I want to take a step back from my normal blogging nonsense to touch on the untimely passing of Robin Williams. New details came out yesterday confirming that his death was a suicide and reports have also included the grisly examiner's details over what happened that I won't go into here. When someone takes their own life it's always tragic. When someone takes their own life that has spent decades entertaining the world and filling our lives with laughter it feels like the world collectively became a little quieter.
Robin Williams is one of the greatest entertainers and talented actors of all time. I grew up watching him in a slew of children's films like
Flubber and
Jack but also appreciated his serious work such as his Academy Award winning performance in
Good Will Hunting and his bone-chilling portrayal as a department store photo guy/stalker in the underrated
One Hour Photo. The character of Mrs. Doubtfire is possibly one of the most recognizable personas in cinema over the last 20 years and any kid growing up in the 90s has likely played at least one game of Jumanji.

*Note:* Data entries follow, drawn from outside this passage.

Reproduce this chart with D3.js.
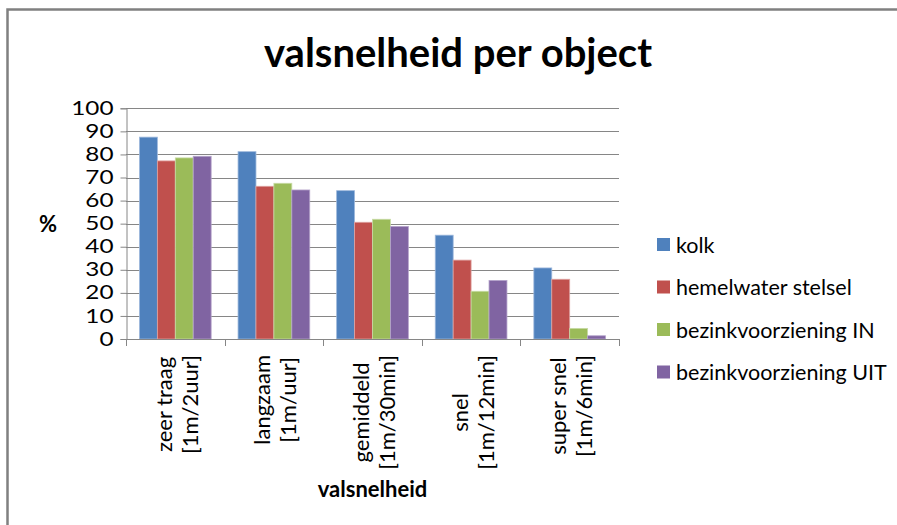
<!DOCTYPE html>
<html><head><meta charset="utf-8">
<script src="https://cdnjs.cloudflare.com/ajax/libs/d3/7.8.5/d3.min.js"></script>
<style>
html,body{margin:0;padding:0;background:#fff;}
svg{display:block;font-family:Lato, "Open Sans", sans-serif;}
</style></head>
<body>
<svg id="chart" width="897" height="525"></svg>
<script>
const categories = [["zeer traag","[1m/2uur]"],["langzaam","[1m/uur]"],["gemiddeld","[1m/30min]"],["snel","[1m/12min]"],["super snel","[1m/6min]"]];
const seriesNames = ["kolk","hemelwater stelsel","bezinkvoorziening IN","bezinkvoorziening UIT"];
const kolk = [87.5, 81.2, 64.3, 45.0, 30.8];
const hemelwater = [77.2, 66.2, 50.6, 34.2, 25.9];
const bezinkIN = [78.5, 67.5, 51.9, 20.7, 4.6];
const bezinkUIT = [79.2, 64.6, 48.8, 25.4, 1.4];
const seriesValues = [kolk, hemelwater, bezinkIN, bezinkUIT];
const colors = ["#4F81BD","#C0504D","#9BBB59","#8064A2"];
const strokes = ["#9db8dc","#dfa3a1","#c8dba6","#b5a4cb"];
const yTicks = [0,10,20,30,40,50,60,70,80,90,100];
const title = "valsnelheid per object";
const xTitle = "valsnelheid";
const yTitle = "%";

const svg = d3.select("#chart");
const plot = {left:126, right:619, top:108.3, bottom:339};

// chart border
svg.append("path").attr("d","M7.5,525 L7.5,9.5 L897,9.5").attr("fill","none").attr("stroke","#808080").attr("stroke-width",2.5);

const x = d3.scaleBand().domain(d3.range(categories.length)).range([plot.left, plot.right]).padding(0);
const xs = d3.scaleBand().domain(d3.range(seriesNames.length)).range([0, x.bandwidth()]).paddingInner(0).paddingOuter(0.75);
const y = d3.scaleLinear().domain([0,100]).range([plot.bottom, plot.top]);

// gridlines
svg.append("g").selectAll("line").data(yTicks.filter(d=>d>0)).join("line")
  .attr("x1", plot.left).attr("x2", plot.right)
  .attr("y1", d=>Math.round(y(d))+0.5).attr("y2", d=>Math.round(y(d))+0.5)
  .attr("stroke","#868686").attr("stroke-width",1);

// y axis
const yAxis = svg.append("g").attr("transform",`translate(${plot.left+0.5},0)`)
  .call(d3.axisLeft(y).tickValues(yTicks).tickSize(6).tickPadding(7).tickFormat(d3.format("d")));
yAxis.select(".domain").attr("stroke","#868686");
yAxis.selectAll(".tick line").attr("stroke","#868686");
yAxis.selectAll(".tick text").attr("font-size",19).attr("fill","#000").attr("font-family","Lato")
  .attr("x",0).attr("transform","translate(-13,0) scale(1.28,1)");

// bars
seriesValues.forEach((vals, si) => {
  svg.append("g").selectAll("rect").data(vals).join("rect")
    .attr("x",(d,i)=>x(i)+xs(si))
    .attr("width",xs.bandwidth())
    .attr("y",d=>y(d))
    .attr("height",d=>y(0)-y(d))
    .attr("fill",colors[si])
    .attr("stroke",strokes[si]).attr("stroke-width",0.8);
});

// x axis
const xAxisG = svg.append("g");
xAxisG.append("line").attr("x1",plot.left).attr("x2",plot.right).attr("y1",plot.bottom+0.5).attr("y2",plot.bottom+0.5).attr("stroke","#868686");
const bounds = d3.range(categories.length+1).map(i=> i<categories.length ? x(i) : plot.right);
xAxisG.selectAll("line.t").data(bounds).join("line").attr("class","t")
  .attr("x1",d=>Math.round(d)+0.5).attr("x2",d=>Math.round(d)+0.5)
  .attr("y1",plot.bottom).attr("y2",plot.bottom+7).attr("stroke","#868686");

// category labels (rotated)
categories.forEach((lines, i) => {
  const cx = x(i) + x.bandwidth()/2 + 1;
  const g = svg.append("g").attr("transform",`translate(${cx},355) rotate(-90)`);
  const texts = lines.map((t,li)=> g.append("text").text(t)
      .attr("font-size",22).attr("fill","#000")
      .attr("dominant-baseline","central")
      .attr("text-anchor","middle")
      .attr("y", (li - (lines.length-1)/2)*26));
  const maxLen = d3.max(texts, t=>t.node().getComputedTextLength());
  texts.forEach(t=>t.attr("x", -maxLen/2));
});

// titles
svg.append("text").text(title).attr("x",458).attr("y",67).attr("text-anchor","middle")
  .attr("font-size",40).attr("font-weight","bold").attr("fill","#000");
svg.append("text").text(xTitle).attr("x",(plot.left+plot.right)/2).attr("y",497).attr("text-anchor","middle")
  .attr("font-size",22).attr("font-weight","bold").attr("fill","#000");
svg.append("text").text(yTitle).attr("x",48).attr("y",223).attr("text-anchor","middle").attr("dominant-baseline","central")
  .attr("font-size",22).attr("font-weight","bold").attr("fill","#000");

// legend
const legend = svg.append("g").attr("transform","translate(657,244.5)");
const lg = legend.selectAll("g").data(seriesNames).join("g").attr("transform",(d,i)=>`translate(0,${i*42.5})`);
lg.append("rect").attr("x",0).attr("y",-6.5).attr("width",13).attr("height",13).attr("fill",(d,i)=>colors[i]);
lg.append("text").text(d=>d).attr("x",19).attr("y",0).attr("dominant-baseline","central")
  .attr("font-size",21.5).attr("fill","#000");
</script>
</body></html>
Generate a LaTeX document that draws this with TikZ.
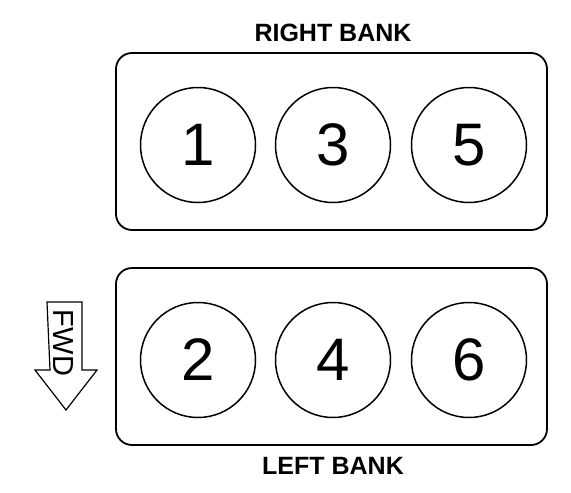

Williams' performance of "Blame Canada" from the 2000 Oscars
While I know he had substance abuse issues over the years that he went to rehab for, I don't think anyone knew just how much of a tortured soul he obviously was. I will be the first to admit that I do not fully understand depression and I think it's impossible for me to be able to completely comprehend what someone who is clinically depressed is going through. I have had friends who were clinically depressed (and some who were undiagnosed at the time) whom I tried to understand but failed miserably. Their reactions to something that was out of their control would take its toll on me which would result in a split in friendship, which isn't fair at all to the people I called friends. Thankfully these people are still in my life and I feel I can better support them with the knowledge I have now.

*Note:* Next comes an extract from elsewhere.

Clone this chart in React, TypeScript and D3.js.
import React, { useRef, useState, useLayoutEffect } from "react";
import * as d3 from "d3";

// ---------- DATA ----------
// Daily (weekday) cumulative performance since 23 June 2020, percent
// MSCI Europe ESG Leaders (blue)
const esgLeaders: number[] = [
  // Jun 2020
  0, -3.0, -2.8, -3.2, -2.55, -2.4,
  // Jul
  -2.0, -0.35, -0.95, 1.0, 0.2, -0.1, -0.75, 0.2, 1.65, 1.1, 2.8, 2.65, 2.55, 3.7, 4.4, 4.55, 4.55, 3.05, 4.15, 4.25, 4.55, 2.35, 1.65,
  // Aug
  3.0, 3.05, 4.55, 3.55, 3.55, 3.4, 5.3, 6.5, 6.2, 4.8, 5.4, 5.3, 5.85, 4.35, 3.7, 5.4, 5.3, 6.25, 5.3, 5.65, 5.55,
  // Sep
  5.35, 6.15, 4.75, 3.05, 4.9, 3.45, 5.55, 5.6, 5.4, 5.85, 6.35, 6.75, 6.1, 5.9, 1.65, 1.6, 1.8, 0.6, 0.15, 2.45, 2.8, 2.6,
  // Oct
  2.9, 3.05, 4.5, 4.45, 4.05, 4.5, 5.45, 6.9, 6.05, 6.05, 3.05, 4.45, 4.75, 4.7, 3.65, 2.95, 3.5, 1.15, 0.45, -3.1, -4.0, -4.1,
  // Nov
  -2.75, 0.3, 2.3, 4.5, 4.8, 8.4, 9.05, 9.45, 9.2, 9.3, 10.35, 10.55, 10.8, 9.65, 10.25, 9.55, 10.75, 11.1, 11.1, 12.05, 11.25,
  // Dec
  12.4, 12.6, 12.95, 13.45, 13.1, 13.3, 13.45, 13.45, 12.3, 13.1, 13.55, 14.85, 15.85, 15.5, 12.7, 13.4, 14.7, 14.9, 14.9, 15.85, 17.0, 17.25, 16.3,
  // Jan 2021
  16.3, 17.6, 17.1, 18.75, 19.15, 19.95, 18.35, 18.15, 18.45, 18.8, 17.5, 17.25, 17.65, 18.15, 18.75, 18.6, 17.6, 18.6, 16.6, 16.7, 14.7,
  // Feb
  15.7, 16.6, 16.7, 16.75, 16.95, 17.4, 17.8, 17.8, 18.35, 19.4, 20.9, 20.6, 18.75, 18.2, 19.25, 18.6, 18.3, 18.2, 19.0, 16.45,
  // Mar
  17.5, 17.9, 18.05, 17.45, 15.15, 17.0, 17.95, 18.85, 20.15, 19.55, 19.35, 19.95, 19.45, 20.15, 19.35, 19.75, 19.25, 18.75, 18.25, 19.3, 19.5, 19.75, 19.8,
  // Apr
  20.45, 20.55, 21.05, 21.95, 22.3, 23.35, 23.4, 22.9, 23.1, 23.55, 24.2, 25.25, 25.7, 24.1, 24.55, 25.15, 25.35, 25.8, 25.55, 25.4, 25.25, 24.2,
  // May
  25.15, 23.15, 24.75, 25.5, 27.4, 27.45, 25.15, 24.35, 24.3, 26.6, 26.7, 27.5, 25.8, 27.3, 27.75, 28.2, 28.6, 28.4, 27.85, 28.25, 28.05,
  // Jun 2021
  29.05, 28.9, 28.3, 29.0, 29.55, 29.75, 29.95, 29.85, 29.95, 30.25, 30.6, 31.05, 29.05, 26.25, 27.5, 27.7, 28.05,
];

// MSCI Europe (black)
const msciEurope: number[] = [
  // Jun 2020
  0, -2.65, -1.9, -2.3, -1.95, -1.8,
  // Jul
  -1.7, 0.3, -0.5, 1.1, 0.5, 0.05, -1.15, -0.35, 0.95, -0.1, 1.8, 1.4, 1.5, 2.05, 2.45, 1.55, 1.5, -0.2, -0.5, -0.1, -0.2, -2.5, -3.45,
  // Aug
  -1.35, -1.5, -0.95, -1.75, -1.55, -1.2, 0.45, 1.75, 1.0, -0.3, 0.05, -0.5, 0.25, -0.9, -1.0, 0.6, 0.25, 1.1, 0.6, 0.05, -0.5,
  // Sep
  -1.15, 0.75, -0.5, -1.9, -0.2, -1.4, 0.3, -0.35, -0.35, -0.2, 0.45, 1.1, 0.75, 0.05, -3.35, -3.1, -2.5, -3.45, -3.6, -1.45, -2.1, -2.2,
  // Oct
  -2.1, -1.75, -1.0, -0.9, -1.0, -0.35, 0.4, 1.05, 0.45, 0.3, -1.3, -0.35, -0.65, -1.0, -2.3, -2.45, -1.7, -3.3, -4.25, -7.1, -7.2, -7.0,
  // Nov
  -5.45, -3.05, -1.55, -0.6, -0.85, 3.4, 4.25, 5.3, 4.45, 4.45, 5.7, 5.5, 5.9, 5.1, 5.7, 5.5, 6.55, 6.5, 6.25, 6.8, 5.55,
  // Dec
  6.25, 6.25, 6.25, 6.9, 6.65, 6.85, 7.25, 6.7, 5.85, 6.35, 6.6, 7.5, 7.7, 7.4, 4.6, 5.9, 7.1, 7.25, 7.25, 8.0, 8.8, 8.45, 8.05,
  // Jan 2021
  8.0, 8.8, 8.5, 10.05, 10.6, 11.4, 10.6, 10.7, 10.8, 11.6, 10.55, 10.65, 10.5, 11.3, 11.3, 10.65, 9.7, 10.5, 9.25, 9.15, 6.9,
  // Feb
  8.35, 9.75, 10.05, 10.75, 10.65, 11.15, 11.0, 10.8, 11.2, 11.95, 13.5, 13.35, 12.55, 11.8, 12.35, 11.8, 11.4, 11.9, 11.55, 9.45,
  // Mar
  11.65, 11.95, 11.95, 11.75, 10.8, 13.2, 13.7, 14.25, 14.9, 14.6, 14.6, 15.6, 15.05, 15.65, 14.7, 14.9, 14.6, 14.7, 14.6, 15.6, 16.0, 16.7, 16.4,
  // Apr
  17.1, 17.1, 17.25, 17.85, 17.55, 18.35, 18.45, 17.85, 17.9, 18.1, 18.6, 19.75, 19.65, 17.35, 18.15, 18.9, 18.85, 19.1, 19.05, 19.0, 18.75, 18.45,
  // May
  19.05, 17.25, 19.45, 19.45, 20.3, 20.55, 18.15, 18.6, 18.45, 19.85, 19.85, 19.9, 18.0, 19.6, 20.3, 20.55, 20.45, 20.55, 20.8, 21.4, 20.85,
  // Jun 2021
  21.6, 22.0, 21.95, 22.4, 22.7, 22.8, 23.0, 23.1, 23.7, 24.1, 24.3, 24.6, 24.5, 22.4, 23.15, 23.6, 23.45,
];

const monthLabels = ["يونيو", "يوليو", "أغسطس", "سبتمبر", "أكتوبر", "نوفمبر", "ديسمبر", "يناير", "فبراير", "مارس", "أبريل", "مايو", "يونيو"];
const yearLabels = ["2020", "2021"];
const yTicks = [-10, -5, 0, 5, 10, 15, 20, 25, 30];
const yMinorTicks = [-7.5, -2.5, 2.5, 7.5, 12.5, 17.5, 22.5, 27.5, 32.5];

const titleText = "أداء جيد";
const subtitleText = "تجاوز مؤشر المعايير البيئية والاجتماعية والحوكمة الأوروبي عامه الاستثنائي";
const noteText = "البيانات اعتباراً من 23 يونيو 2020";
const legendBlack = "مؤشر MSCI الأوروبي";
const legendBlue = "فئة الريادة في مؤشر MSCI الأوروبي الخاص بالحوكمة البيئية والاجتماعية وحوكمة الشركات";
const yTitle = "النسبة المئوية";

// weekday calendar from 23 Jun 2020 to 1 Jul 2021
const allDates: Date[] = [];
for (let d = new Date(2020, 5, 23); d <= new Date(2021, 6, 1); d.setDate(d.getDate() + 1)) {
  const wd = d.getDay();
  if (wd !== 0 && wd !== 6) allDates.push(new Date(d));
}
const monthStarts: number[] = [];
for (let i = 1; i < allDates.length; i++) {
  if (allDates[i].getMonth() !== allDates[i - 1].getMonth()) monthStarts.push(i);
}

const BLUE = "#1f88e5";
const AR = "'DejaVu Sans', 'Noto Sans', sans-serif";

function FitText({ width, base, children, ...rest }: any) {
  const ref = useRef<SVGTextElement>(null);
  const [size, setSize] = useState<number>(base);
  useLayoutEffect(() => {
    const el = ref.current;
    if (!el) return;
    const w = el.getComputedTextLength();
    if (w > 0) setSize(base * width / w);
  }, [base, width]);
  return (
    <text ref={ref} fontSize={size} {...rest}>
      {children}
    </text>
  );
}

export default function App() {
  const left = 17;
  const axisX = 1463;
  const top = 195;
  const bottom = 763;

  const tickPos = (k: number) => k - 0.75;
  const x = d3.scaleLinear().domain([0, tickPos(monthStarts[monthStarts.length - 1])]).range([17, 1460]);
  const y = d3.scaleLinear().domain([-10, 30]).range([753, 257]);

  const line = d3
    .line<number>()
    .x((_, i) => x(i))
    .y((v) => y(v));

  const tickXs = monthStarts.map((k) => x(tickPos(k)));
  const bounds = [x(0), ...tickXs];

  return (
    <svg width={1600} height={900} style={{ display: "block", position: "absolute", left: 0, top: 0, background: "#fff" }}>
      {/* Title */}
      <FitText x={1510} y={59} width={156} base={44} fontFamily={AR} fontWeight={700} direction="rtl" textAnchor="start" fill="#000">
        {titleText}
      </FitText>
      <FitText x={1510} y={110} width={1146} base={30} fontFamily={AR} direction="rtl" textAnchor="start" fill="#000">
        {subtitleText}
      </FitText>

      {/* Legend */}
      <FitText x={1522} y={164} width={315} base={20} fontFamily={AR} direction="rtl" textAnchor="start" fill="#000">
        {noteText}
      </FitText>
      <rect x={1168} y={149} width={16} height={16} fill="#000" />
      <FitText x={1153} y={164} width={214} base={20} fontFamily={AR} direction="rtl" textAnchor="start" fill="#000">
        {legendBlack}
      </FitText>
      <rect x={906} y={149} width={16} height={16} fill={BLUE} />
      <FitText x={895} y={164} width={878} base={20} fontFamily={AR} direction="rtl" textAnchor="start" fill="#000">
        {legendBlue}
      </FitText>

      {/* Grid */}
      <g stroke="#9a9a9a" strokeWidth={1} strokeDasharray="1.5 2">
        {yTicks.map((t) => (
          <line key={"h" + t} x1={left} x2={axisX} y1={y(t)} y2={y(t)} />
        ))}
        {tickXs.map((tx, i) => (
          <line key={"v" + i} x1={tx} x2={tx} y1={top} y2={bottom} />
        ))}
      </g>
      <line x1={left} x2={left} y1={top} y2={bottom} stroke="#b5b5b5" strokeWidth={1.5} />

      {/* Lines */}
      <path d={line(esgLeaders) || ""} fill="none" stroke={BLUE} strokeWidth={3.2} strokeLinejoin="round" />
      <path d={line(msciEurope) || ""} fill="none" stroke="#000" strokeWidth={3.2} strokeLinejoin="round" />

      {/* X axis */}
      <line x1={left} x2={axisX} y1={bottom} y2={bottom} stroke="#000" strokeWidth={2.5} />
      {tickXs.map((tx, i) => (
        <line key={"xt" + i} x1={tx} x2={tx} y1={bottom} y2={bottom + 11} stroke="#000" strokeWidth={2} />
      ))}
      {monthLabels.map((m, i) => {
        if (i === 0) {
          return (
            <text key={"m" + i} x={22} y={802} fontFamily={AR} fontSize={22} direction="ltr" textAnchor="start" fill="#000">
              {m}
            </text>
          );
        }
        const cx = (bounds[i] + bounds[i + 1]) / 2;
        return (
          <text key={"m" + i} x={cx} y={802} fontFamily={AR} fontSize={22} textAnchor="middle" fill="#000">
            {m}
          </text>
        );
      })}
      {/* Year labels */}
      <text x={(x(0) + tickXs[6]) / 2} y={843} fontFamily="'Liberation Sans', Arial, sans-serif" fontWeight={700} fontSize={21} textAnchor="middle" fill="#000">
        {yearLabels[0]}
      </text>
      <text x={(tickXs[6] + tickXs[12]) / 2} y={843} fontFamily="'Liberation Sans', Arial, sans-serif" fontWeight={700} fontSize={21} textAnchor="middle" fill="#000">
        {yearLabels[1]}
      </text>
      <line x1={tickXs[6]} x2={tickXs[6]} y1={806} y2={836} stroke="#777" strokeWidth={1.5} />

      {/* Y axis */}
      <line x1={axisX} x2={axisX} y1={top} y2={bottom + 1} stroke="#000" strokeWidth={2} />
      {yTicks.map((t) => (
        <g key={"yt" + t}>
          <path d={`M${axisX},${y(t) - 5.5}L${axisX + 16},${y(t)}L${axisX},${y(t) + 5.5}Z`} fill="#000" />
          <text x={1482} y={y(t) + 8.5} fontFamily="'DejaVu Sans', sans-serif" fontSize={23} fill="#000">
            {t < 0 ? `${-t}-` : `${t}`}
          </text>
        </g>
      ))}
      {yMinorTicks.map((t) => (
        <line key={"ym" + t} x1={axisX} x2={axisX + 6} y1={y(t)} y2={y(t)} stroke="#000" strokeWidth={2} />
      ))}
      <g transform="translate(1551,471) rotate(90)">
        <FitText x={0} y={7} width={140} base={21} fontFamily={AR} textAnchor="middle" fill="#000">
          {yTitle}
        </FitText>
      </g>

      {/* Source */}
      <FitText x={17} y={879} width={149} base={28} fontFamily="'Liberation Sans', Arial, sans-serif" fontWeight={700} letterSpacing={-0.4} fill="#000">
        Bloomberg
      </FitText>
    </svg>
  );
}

You can't "cure" depression by saying "oh, it'll be okay, don't worry." That's something I learned the hard way from some of my friends. Depression is like a battle and every day is a new field with fresh artillery. There's great treatment out there but there's still a feeling of shame and embarrassment that people with these conditions face when wanting to seek help. I can't force anyone to seek out help, but I can offer my support so that you know you are not alone. If you are struggling with something then I will listen to you. I will hear you out. I can't feel what you feel but I can do my best to try and understand where you are coming from. You are not alone. Robin Williams is a global icon yet probably felt like the loneliest man in the world and NO ONE should have to feel that way. I would never judge anyone because of something they're struggling with just as I wouldn't judge anybody based on their religion, race, or sexuality. If you're a douchebag then yeah, you just suck. But whatever you're made up of, that's who you are. Be loud and proud.

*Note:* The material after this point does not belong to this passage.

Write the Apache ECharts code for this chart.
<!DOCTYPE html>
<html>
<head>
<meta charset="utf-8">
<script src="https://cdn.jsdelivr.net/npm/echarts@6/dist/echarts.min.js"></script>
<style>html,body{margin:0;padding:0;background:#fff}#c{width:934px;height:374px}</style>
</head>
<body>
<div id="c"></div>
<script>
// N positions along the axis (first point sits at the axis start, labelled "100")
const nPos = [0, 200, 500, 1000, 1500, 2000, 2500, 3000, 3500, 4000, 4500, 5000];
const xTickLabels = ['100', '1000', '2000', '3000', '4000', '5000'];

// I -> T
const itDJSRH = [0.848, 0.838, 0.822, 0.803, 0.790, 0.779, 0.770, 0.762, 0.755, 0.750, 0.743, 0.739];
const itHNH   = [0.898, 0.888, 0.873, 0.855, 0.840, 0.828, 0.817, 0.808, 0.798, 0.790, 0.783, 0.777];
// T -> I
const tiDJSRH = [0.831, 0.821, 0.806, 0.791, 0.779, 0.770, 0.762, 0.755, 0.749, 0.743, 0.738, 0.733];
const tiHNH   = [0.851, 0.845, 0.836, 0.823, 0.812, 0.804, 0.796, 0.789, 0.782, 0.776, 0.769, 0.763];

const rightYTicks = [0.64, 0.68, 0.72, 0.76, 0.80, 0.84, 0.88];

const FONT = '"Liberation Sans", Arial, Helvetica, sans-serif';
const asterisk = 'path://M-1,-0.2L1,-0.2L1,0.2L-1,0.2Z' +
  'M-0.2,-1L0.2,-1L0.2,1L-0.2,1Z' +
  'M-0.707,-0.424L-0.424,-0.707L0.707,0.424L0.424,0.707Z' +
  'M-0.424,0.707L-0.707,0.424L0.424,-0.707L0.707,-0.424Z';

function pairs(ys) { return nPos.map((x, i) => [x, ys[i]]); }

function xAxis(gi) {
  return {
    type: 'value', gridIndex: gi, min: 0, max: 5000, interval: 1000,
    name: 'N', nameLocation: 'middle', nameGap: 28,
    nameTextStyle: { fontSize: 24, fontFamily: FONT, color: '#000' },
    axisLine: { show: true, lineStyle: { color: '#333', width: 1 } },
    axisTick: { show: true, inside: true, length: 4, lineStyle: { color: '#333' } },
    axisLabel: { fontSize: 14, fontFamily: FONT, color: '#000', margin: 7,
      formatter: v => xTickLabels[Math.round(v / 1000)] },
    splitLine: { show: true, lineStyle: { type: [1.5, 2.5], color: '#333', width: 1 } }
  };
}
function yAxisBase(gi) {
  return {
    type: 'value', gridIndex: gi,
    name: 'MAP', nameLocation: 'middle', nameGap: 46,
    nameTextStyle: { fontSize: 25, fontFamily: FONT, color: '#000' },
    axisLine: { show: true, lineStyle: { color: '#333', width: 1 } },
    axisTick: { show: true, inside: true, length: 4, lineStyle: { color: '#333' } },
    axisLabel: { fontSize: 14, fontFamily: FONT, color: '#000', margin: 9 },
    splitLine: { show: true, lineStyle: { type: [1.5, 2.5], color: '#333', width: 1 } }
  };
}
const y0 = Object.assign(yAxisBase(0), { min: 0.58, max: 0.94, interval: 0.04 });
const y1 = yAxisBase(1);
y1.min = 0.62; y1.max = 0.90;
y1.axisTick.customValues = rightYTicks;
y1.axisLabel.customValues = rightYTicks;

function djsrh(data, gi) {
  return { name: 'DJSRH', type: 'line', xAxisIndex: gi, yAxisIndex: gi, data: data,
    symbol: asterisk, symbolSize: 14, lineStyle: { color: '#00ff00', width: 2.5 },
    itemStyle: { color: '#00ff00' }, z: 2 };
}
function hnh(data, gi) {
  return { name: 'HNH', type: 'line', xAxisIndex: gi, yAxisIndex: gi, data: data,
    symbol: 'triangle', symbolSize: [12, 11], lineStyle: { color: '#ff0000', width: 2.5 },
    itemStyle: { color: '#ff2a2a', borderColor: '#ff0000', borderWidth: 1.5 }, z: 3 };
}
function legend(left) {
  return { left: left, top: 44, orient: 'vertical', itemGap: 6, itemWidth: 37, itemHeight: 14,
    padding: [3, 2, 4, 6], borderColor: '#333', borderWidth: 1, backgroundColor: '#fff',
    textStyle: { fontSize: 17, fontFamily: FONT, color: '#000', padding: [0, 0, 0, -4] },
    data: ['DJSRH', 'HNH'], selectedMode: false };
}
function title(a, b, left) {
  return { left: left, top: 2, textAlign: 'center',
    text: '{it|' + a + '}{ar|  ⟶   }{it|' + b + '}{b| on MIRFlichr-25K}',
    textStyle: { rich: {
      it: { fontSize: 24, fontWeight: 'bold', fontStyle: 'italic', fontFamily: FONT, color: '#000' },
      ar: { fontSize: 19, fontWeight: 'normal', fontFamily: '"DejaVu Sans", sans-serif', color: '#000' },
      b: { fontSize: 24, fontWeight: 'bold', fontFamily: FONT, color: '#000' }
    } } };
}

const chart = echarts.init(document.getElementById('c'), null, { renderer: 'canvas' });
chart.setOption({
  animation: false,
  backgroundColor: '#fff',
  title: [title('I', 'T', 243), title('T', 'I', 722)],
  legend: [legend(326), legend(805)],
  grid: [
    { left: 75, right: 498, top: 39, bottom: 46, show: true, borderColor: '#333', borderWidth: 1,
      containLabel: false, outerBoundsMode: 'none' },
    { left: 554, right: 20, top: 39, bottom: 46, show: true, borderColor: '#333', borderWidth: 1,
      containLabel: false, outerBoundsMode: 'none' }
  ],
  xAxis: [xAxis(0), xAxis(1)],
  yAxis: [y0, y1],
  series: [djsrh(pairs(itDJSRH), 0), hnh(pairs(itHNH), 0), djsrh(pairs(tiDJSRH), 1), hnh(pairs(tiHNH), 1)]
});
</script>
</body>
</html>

A failed attempt to rob Mrs. Doubtfire - I used to laugh hysterically as a kid to the "BACK OFF, ASSHOLE!" line
The other thing I wanted to briefly share is a little drawing from my childhood. My friend Trey has always looked up to Robin Williams. I, too, admired his brand of comedy but he was a hero to Trey ever since he was a little boy. As kids, Trey and I would regularly come up with ideas for movies, TV shows, and video games, knowing that one day we'd become the youngest child directors in history. One such idea for a video game was set in an interactive world a-la
Spyro the Dragon, but centered around a dolphin named Tux who goes through this world freeing captive animals and kicking ass. We were only about 11 or 12 but made several drawings and storyboards and for a day or two were convinced that we'd get all this work done and pitch it to Sony and they'd make the game available on Playstation the following Spring. And the guy we wanted to voice our main dolphin character? Robin Williams.
Thanks, Mr. Williams, for all the laughs. I'm sorry that through all the laughter and smiles there was a great struggle taking place. I know you are now at peace, but I also know there's much more we can learn to better serve others in the future.